Locality

The fifth installment of guest essays on the Convivium Principles is by Fr Will Brown, rector of the Church of the Holy Cross, Dallas, TX. His regular contributions to Covenant and the Living Church, often bring together theology and ecology.

You drive through Atlanta (or, for that matter, Dallas or Houston) and take a look around, and up, and you wonder, what is this place? Is this a place? What’s going on here? Is this place trying to outdo New York or be something new under the sun? Is this progress, and if it is progress, is progress good or bad or both, and if both, how do you tell the good from the bad? (Walker Percy in “Going Back to Georgia” from “Signposts in a Strange Land: Essays”).

Written in 1978, these words have only become more apt with the passing of years, the questions more urgent. “Is this a place?” The question springs to my mind in connection with a preponderance of the “places” in which I find myself. And it leads to a deeper question: what makes a place? Might we identify place-making qualities in virtue of which a “place” becomes a place? And by extension, the perennial question facing the dislocated, those who find themselves, for one reason or another, “out of place” – what has gone wrong with our world? On account of what, precisely, has the prevailing sense of alienation, of being uprooted from one’s proper place, arisen in the consciousnesses of so many?

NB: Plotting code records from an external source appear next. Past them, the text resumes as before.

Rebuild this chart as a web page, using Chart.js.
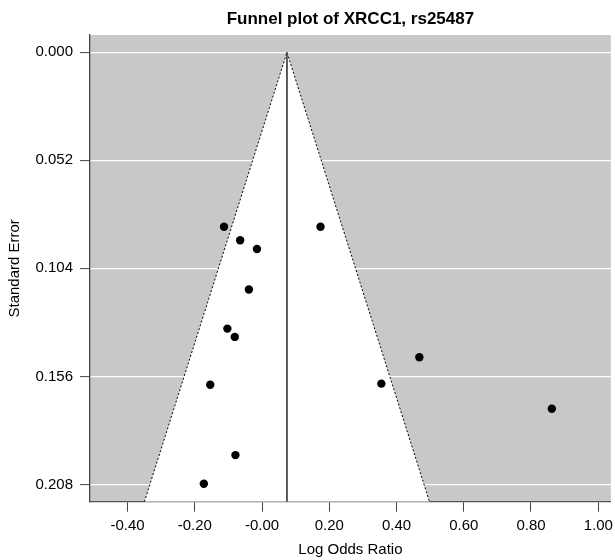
<!DOCTYPE html>
<html>
<head>
<meta charset="utf-8">
<script src="https://cdn.jsdelivr.net/npm/chart.js@4.4.1/dist/chart.umd.min.js"></script>
<style>
  html, body { margin: 0; padding: 0; background: #ffffff; overflow: hidden; }
  #wrap { position: relative; width: 615px; height: 560px; }
</style>
</head>
<body>
<div id="wrap"><canvas id="c" width="615" height="560"></canvas></div>
<script>
// ---- data ----
const titleText = "Funnel plot of XRCC1, rs25487";
const xTitle = "Log Odds Ratio";
const yTitle = "Standard Error";
const logOddsRatio = [-0.113, -0.065, -0.015, -0.039, 0.174, -0.103, -0.081, -0.154, -0.079, -0.173, 0.468, 0.355, 0.862];
const standardError = [0.084, 0.0905, 0.0947, 0.1142, 0.084, 0.133, 0.137, 0.160, 0.1939, 0.2077, 0.1468, 0.1595, 0.1716];
const pooledEstimate = 0.0742;
const xTickValues = [-0.4, -0.2, 0.0, 0.2, 0.4, 0.6, 0.8, 1.0];
const xTickLabels = ["-0.40", "-0.20", "-0.00", "0.20", "0.40", "0.60", "0.80", "1.00"];
const yTickValues = [0.000, 0.052, 0.104, 0.156, 0.208];
const yTickLabels = ["0.000", "0.052", "0.104", "0.156", "0.208"];
const xRange = [-0.5116, 1.0374];
const yRange = [-0.00832, 0.21632];

const points = logOddsRatio.map((v, i) => ({ x: v, y: standardError[i] }));
const seMax = yRange[1];
const funnel = [
  { x: pooledEstimate - 1.96 * seMax, y: seMax },
  { x: pooledEstimate, y: 0 },
  { x: pooledEstimate + 1.96 * seMax, y: seMax }
];
const pooledLine = [{ x: pooledEstimate, y: 0 }, { x: pooledEstimate, y: seMax }];

const FONT = "'Liberation Sans', Arial, sans-serif";

const plotBg = {
  id: 'plotBg',
  beforeDraw(chart) {
    const { ctx, chartArea: a } = chart;
    ctx.save();
    ctx.fillStyle = '#c8c8c8';
    ctx.fillRect(a.left, a.top, a.right - a.left, a.bottom - a.top);
    ctx.restore();
  }
};

new Chart(document.getElementById('c'), {
  type: 'scatter',
  data: {
    datasets: [
      {
        label: 'studies',
        data: points,
        backgroundColor: '#000000',
        borderColor: '#000000',
        pointRadius: 4.2,
        pointHoverRadius: 4.2,
        borderWidth: 0
      },
      {
        type: 'line',
        label: 'pooled',
        data: pooledLine,
        borderColor: '#444444',
        borderWidth: 1,
        pointRadius: 0,
        fill: false
      },
      {
        type: 'line',
        label: 'funnel',
        data: funnel,
        borderColor: '#000000',
        borderWidth: 1,
        borderDash: [2, 2],
        backgroundColor: '#ffffff',
        pointRadius: 0,
        tension: 0,
        fill: 'shape'
      }
    ]
  },
  options: {
    responsive: false,
    animation: false,
    events: [],
    layout: { padding: { left: 0, right: 0, top: 0, bottom: 0 } },
    plugins: {
      legend: { display: false },
      tooltip: { enabled: false },
      title: {
        display: true,
        text: titleText,
        fullSize: false,
        color: '#000000',
        font: { family: FONT, size: 17, weight: 'bold', lineHeight: 1.2 },
        padding: { top: 9, bottom: 5.6 }
      }
    },
    scales: {
      x: {
        type: 'linear',
        min: xRange[0],
        max: xRange[1],
        afterBuildTicks(scale) { scale.ticks = xTickValues.map(v => ({ value: v })); },
        afterFit(scale) {
          scale.height = 58.3;
          scale.paddingLeft = 0;
          scale.paddingRight = 3.3;
        },
        ticks: {
          autoSkip: false,
          maxRotation: 0,
          color: '#000000',
          padding: 5,
          font: { family: FONT, size: 15 },
          callback: (v, i) => xTickLabels[i]
        },
        grid: {
          drawOnChartArea: false,
          drawTicks: true,
          tickLength: 10,
          tickColor: '#444444',
          tickWidth: 1
        },
        border: { display: true, color: '#555555', width: 1.3 },
        title: {
          display: true,
          text: xTitle,
          color: '#000000',
          font: { family: FONT, size: 15, lineHeight: 1.2 },
          padding: { top: 0, bottom: 1 }
        }
      },
      y: {
        type: 'linear',
        reverse: true,
        min: yRange[0],
        max: yRange[1],
        afterBuildTicks(scale) { scale.ticks = yTickValues.map(v => ({ value: v })); },
        afterFit(scale) { scale.width = 90; },
        ticks: {
          autoSkip: false,
          color: '#000000',
          padding: 7,
          font: { family: FONT, size: 15 },
          callback: (v, i) => yTickLabels[i]
        },
        grid: {
          drawOnChartArea: true,
          color: '#ffffff',
          lineWidth: 1.2,
          drawTicks: true,
          tickLength: 10,
          tickColor: '#444444',
          tickWidth: 1
        },
        border: { display: true, color: '#444444', width: 1.3 },
        title: {
          display: true,
          text: yTitle,
          color: '#000000',
          font: { family: FONT, size: 15, lineHeight: 1.2 },
          padding: { top: 6, bottom: 0 }
        }
      }
    }
  },
  plugins: [plotBg]
});
</script>
</body>
</html>
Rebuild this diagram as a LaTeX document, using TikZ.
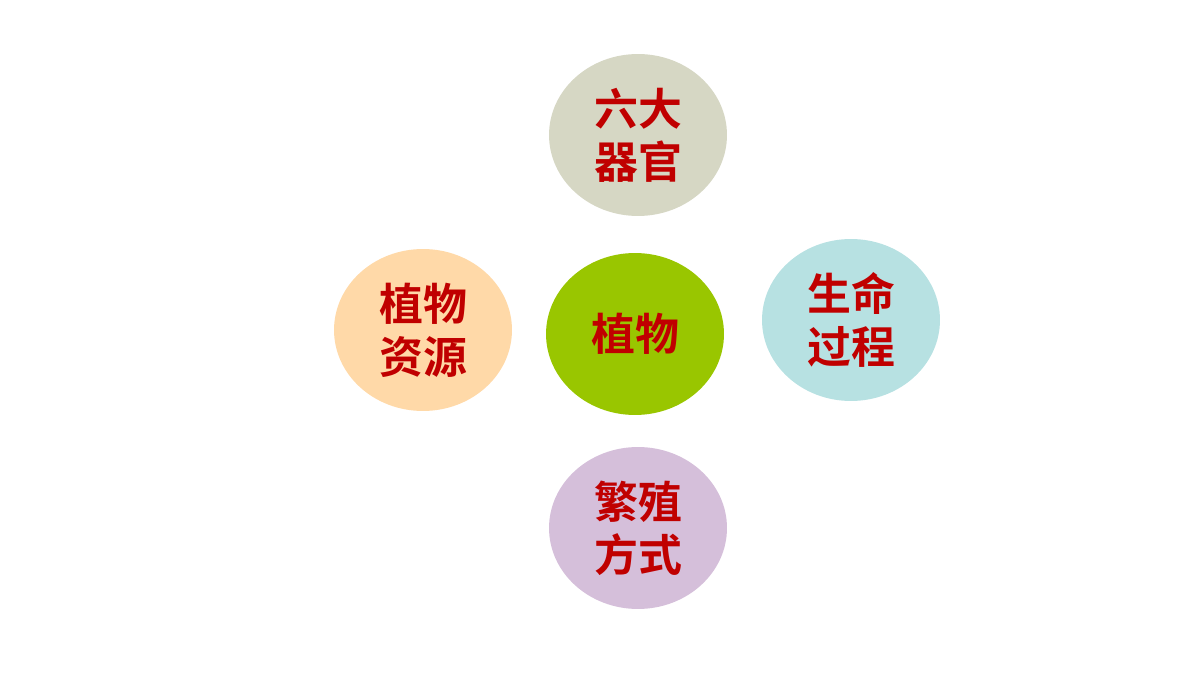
\documentclass[tikz,border=0pt]{standalone}
\usepackage{fontspec}
\newfontfamily\cjk{Noto Sans CJK SC Bold}
\usetikzlibrary{shapes.geometric,positioning}
\definecolor{leafgreen}{HTML}{99C600}
\definecolor{organgrey}{HTML}{D6D7C4}
\definecolor{peach}{HTML}{FFD9A8}
\definecolor{paleaqua}{HTML}{B7E1E2}
\definecolor{lavender}{HTML}{D5BFDA}
\definecolor{wordred}{HTML}{C00000}
\begin{document}
\begin{tikzpicture}[x=0.02cm,y=-0.02cm,
	bubble/.style={ellipse,minimum width=3.56cm,minimum height=3.24cm,inner sep=0pt,
		align=center,text=wordred,font=\cjk\fontsize{25}{30}\selectfont}]
		\useasboundingbox (0,0) rectangle (1200,675);
		\node[bubble,fill=leafgreen] (plant) at (635,334) {植物};
		\node[bubble,fill=organgrey] (organ) at (638,135) {六大\\器官};
		\node[bubble,fill=peach] (resource) at (423,330) {植物\\资源};
		\node[bubble,fill=paleaqua] (life) at (851,320) {生命\\过程};
		\node[bubble,fill=lavender] (breed) at (638,528) {繁殖\\方式};
	\end{tikzpicture}
\end{document}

In his “Rule,” St. Benedict places great weight on stability, rootedness in place. The worst kind of monks, he says, are the gyrovagues, who have no fixed place, but “spend their whole lives tramping from province to province.” These monks are so miserable, says Benedict, that it is best not even to speak of them. By contrast, the defining feature of authentic brothers and sisters in a community is their rootedness in place, their resolution to remain there, barring some extraordinary circumstances, until they are dead. So important did Benedict believe this rootedness-in-place to be that he made it the cornerstone of monastic practice for his followers – it was (and is) the second of three vows made by every man and woman entering the Benedictine religious life: stability.

 Obviously, most of us are not monks. Our personal and professional lives are “out there,” in the broad sphere of the world. But the principle of stability can and should inform our secular commitments too. Rootedness-in-place is, after all, a means to an end. It’s meant, in Benedict’s telling, and in truth, one might say, to be a school of delight, a platform from which we learn really to see, and so to love. After all, love is not an abstraction. It’s rather discreet and particular – if it’s real, then it’s always local – it must find a fixed object within the domains we actually inhabit. And this is more than merely a moralistic or romantic concern, for we won’t spoil or ruin the objects of our love, nor suffer others to spoil or ruin them. This thought is an urgent one, as we see more and more of our world being spoiled and ruined.

“What is this place? Is this a place? What’s going on here?” Percy intuited a peculiar problem of modernity: the possibility, one might say, of being dislocated in place – a phenomenon expressed in the loneliness of people in cities, even as they are living amongst a great aggregation of other people and things. The problem of dislocation-in-place is likewise exacerbated by the increasing technological mediation of all relationships. How many times have I checked Facebook or Instagram this week?

There are better ways of life, and it is our task to find them and to live them, not only for our own sake, but for the sake of our fellow travelers who do not even (yet) realize that there is a problem, who tramp from one province of life to another, never knowing that there are better and deeper and richer ways of living, better loves to cultivate, non-virtual spaces to inhabit and to till.